Soedirman menekankan, para pemuda harus berani berjuang untuk kemerdekaan bangsa. Para pemuda haruslah berani berjuang jihad fisabilillah. Beliau sering mengutip ayat-ayat Al-Qur’an yang berkaitan dengan jihad seperti Surat Al-Baqarah ayat 154. Pemuda harus terus berjuang untuk kemajuan dan berusaha menegakkan kebenaran.
Soedirman dikenal pandai bertablig. Bahasanya lugas, sederhana, dan mudah diterima oleh para jemaah di lingkungan masyarakat umum. Dalam ceramah di kalangan masyarakat yang heterogen dilakukan secara persuasif. Secara pelan-pelan dan telaten, Soedirman meyakinkan tentang materi yang diceramahkannya, termasuk ceramah di kalangan NU sekalipun beliau seorang aktifis Muhammadiyah. Beliau pun banyak bersilaturahmi dan berdialog dengan kiai yang berbasis NU, sehingga hubungan Soedirman dengan kiai-kiai NU sangat baik.
Pendekatan kultural juga tak luput dikembangkan Soedirman dalam rangka membantu masyarakat agar hidup Islami dan sederhana. Dengan simbol-simbol dan terminologi kultur Jawa, ia mencoba menyadarkan akan pentingnya hidup beragama, hidup sederhana, dan tidak berfoya-foya, apalagi cenderung bid’ah.
Sebagai da’i kondang di wilayah Banyumas, Soedirman biasa berceramah untuk memberi pengajian keliling ke berbagai daerah. Apalagi setelah ia menjabat sebagai pemimpin HW dan Pemuda Muhammadiyah. Ia berceramah dari desa ke desa sampai ke luar daerah Banyumas dan Cilacap.
Soedirman dalam kegiatan berdakwahnya berkeliling ke berbagai daerah. Tetapi Soedirman tetap memusatkan kegiatan dakwahnya di masjid Muhammadiyah Cilacap. Di masjid inilah, Soedirman banyak membina keimanan dan ketakwaan serta budi pekerti di kalangan masyarakat Cilacap. Beliau pantas disebut sebagai guru dan pendidik bagi masyarakat.
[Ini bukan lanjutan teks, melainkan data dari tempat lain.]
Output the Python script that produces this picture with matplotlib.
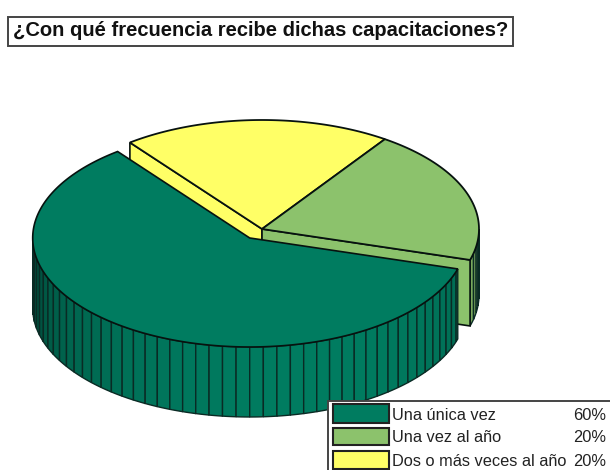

Kita sebagai generasi muda sangat patut mencontoh Jenderal Soedirman. Seperti apapun pekerjaannya, kita jangan lupa untuk menyampaikan atau menyebarkan syariat ajaran Islam. Dalam kegiatan berbangsa dan bernegara kita pun harus berpedoman pada ajaran Tuhan. Sekalipun pemahaman agama kita berbeda-beda, itu semua bukan dijadikan sebagai pemecah tetapi jadikan perbedaan tersebut sebagai keberagaman yang menyatukan kita semua.